Second, the bill emboldens transmission utilities to build more transmission under the “reliability” excuse to interconnect renewables – the utility argument is that we need more transmission safely interconnect variable generation compared to what we have today.
High voltage transmission is needed to deliver energy to the load centers from remote renewable-rich areas. Planning for that transmission should run parallel with better, faster, and cheaper solutions such as aggregating solar rooftops with batteries because those batteries saved California from blackouts on September 6 when public alerts were sent. High Voltage Direct Current transmission is prone to litigation, as the recent complaint at FERC from Invenergy suggests because grid operators assert that they don’t have a tariff interconnecting new merchant HVDC projects. MISO and PJM treat merchant HVDC as an “external generator” compared to the renewable projects in their respective queues. Manchin bill cannot fix this.
The Manchin bill mentions “grid-enhancing technologies” such as advanced power flow controls and dynamic line ratings, but it should mandate the participation of distributed resources and other alternatives to transmission solutions in the wholesale energy markets. Illinois Congressman Sean Casten has proposed legislation to remove “opt-out” barriers in some Midwestern states.

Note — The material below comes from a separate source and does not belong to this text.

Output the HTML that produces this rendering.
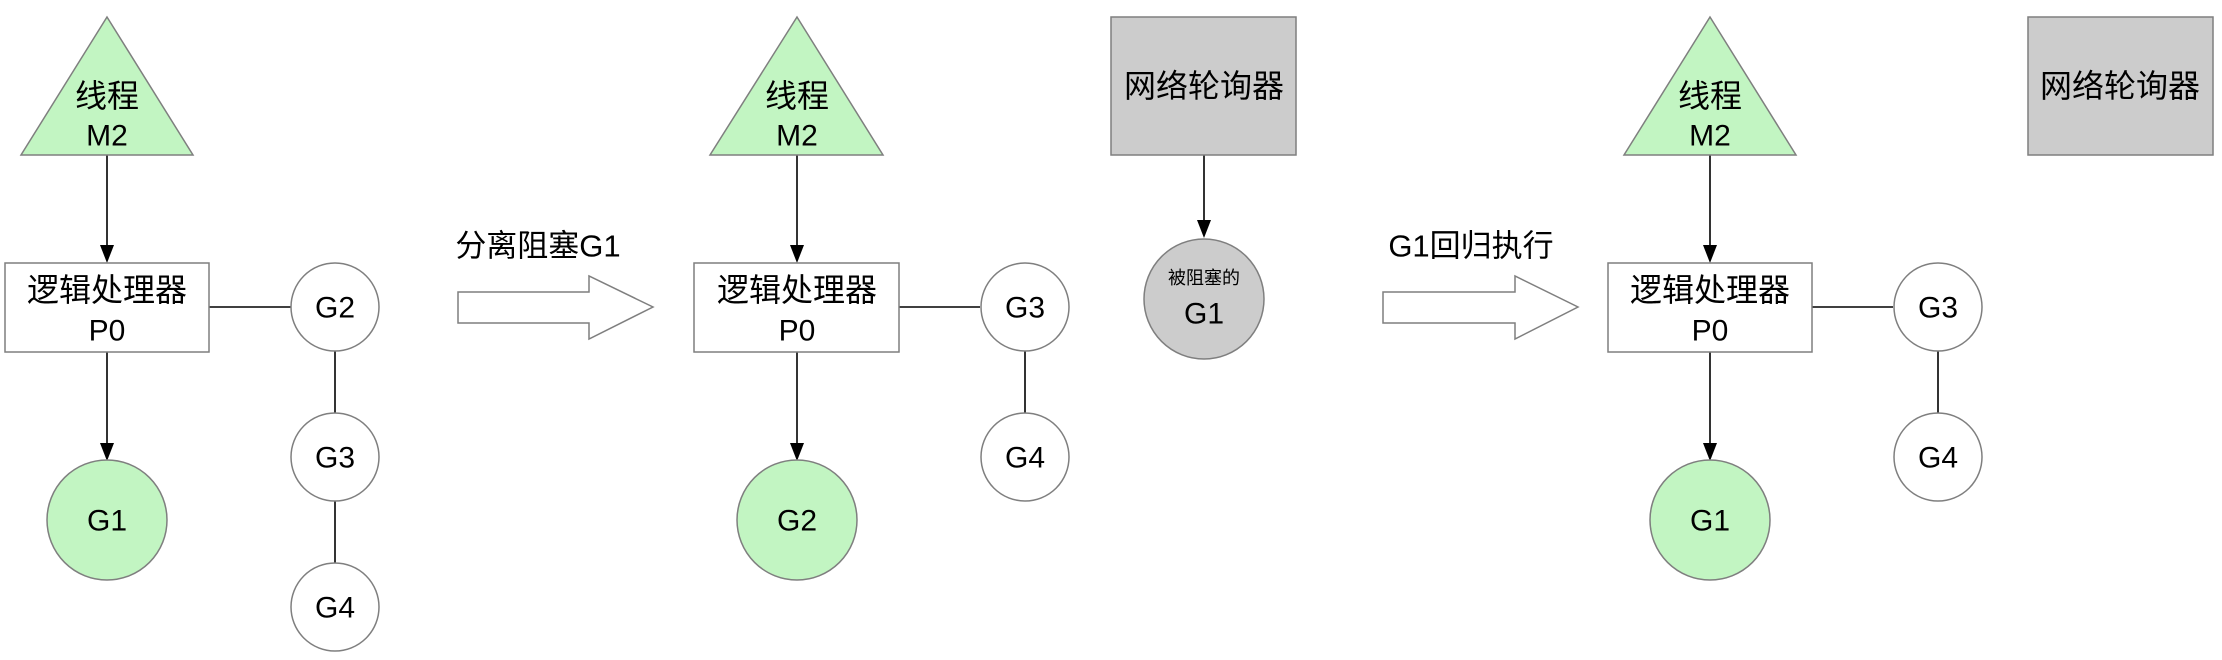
<!DOCTYPE html>
<html><head><meta charset="utf-8"><style>
html,body{margin:0;padding:0;background:#fff;}
svg{display:block;}
text{font-family:"Liberation Sans","Noto Sans CJK SC",sans-serif;fill:#000;text-anchor:middle;dominant-baseline:central;}
</style></head><body>
<svg width="2222" height="660" viewBox="0 0 2222 660" xmlns="http://www.w3.org/2000/svg">
<g stroke="#000" stroke-width="1.6" fill="none">
<line x1="107" y1="155" x2="107" y2="245"/>
<path d="M100,245 L114,245 L107,263 Z" fill="#000" stroke="none"/>
<line x1="107" y1="352" x2="107" y2="443"/>
<path d="M100,443 L114,443 L107,461 Z" fill="#000" stroke="none"/>
<line x1="209" y1="307" x2="291" y2="307"/>
<line x1="335" y1="350" x2="335" y2="414"/>
<line x1="335" y1="501" x2="335" y2="564"/>
<line x1="797" y1="155" x2="797" y2="245"/>
<path d="M790,245 L804,245 L797,263 Z" fill="#000" stroke="none"/>
<line x1="797" y1="352" x2="797" y2="443"/>
<path d="M790,443 L804,443 L797,461 Z" fill="#000" stroke="none"/>
<line x1="899" y1="307" x2="980" y2="307"/>
<line x1="1025" y1="351" x2="1025" y2="414"/>
<line x1="1204" y1="155" x2="1204" y2="220"/>
<path d="M1197,220 L1211,220 L1204,238 Z" fill="#000" stroke="none"/>
<line x1="1710" y1="155" x2="1710" y2="245"/>
<path d="M1703,245 L1717,245 L1710,263 Z" fill="#000" stroke="none"/>
<line x1="1710" y1="352" x2="1710" y2="443"/>
<path d="M1703,443 L1717,443 L1710,461 Z" fill="#000" stroke="none"/>
<line x1="1812" y1="307" x2="1893" y2="307"/>
<line x1="1938" y1="351" x2="1938" y2="414"/>
</g>
<g stroke="#7f7f7f" stroke-width="1.5">
<polygon points="107,17 21,155 193,155" fill="#c2f5c2"/>
<rect x="5" y="263" width="204" height="89" fill="#fff"/>
<circle cx="335" cy="307" r="44" fill="#fff"/>
<circle cx="335" cy="457" r="44" fill="#fff"/>
<circle cx="335" cy="607" r="44" fill="#fff"/>
<circle cx="107" cy="520" r="60" fill="#c2f5c2"/>
<polygon points="458,292 589,292 589,276 653,307 589,339 589,323 458,323" fill="#fff"/>
<polygon points="797,17 710,155 883,155" fill="#c2f5c2"/>
<rect x="694" y="263" width="205" height="89" fill="#fff"/>
<circle cx="1025" cy="307" r="44" fill="#fff"/>
<circle cx="1025" cy="457" r="44" fill="#fff"/>
<circle cx="797" cy="520" r="60" fill="#c2f5c2"/>
<rect x="1111" y="17" width="185" height="138" fill="#cccccc"/>
<circle cx="1204" cy="299" r="60" fill="#cccccc"/>
<polygon points="1383,292 1515,292 1515,276 1578,307 1515,339 1515,323 1383,323" fill="#fff"/>
<polygon points="1710,17 1624,155 1796,155" fill="#c2f5c2"/>
<rect x="1608" y="263" width="204" height="89" fill="#fff"/>
<circle cx="1938" cy="307" r="44" fill="#fff"/>
<circle cx="1938" cy="457" r="44" fill="#fff"/>
<circle cx="1710" cy="520" r="60" fill="#c2f5c2"/>
<rect x="2028" y="17" width="185" height="138" fill="#cccccc"/>
</g>
<g font-size="30">
<text x="107" y="96" font-size="32">线程</text><text x="107" y="136">M2</text>
<text x="107" y="290" font-size="32">逻辑处理器</text><text x="107" y="331">P0</text>
<text x="335" y="308">G2</text><text x="335" y="458">G3</text><text x="335" y="608">G4</text>
<text x="107" y="521">G1</text>
<text x="538" y="246" font-size="31">分离阻塞G1</text>
<text x="797" y="96" font-size="32">线程</text><text x="797" y="136">M2</text>
<text x="797" y="290" font-size="32">逻辑处理器</text><text x="797" y="331">P0</text>
<text x="1025" y="308">G3</text><text x="1025" y="458">G4</text>
<text x="797" y="521">G2</text>
<text x="1204" y="86" font-size="32">网络轮询器</text>
<text x="1204" y="314">G1</text>
<text x="1471" y="246" font-size="31">G1回归执行</text>
<text x="1710" y="96" font-size="32">线程</text><text x="1710" y="136">M2</text>
<text x="1710" y="290" font-size="32">逻辑处理器</text><text x="1710" y="331">P0</text>
<text x="1938" y="308">G3</text><text x="1938" y="458">G4</text>
<text x="1710" y="521">G1</text>
<text x="2120" y="86" font-size="32">网络轮询器</text>
</g>
<text x="1204" y="278" font-size="18">被阻塞的</text>
</svg>
</body></html>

That proposed REDUCE legislation would do more for small-scale distributed renewables than Manchin’s bill for utility-scale renewables.
Third, a better bill would have made grid operator participation mandatory. Because Clean Energy Buyers Association (CEBA) points out on their website, “By leveraging the power of competition and balancing clean energy generation over large geographic regions, organized wholesale electricity markets produce billions of dollars in benefits annually. These markets expand purchasing options and support reliable clean energy integration, increasing the ability of large energy customers to drive the clean energy transition.”
Every utility would play by the same rules because challenges with interconnecting renewables are at least transparent in regions where grid operators exist in the current voluntary participation model. Renewable developers have a tough time following interconnection rules in states that don’t have grid operators. Bringing southeast into an established grid operator like PJM Interconnection would do the renewables industry a favor compared to the current Southeast Energy Exchange Market (SEEM), which is not a market per se because there is no independent market monitor, and there is no capacity and ancillary services market.
Keeping the current average method of calculating capacity credit for renewables for at least three years of operations, removing “opt-out” barriers in Midwest states, and mandating utilities across the board to join a grid operator would do more to the renewable industry than expanding the transmission siting authority of FERC.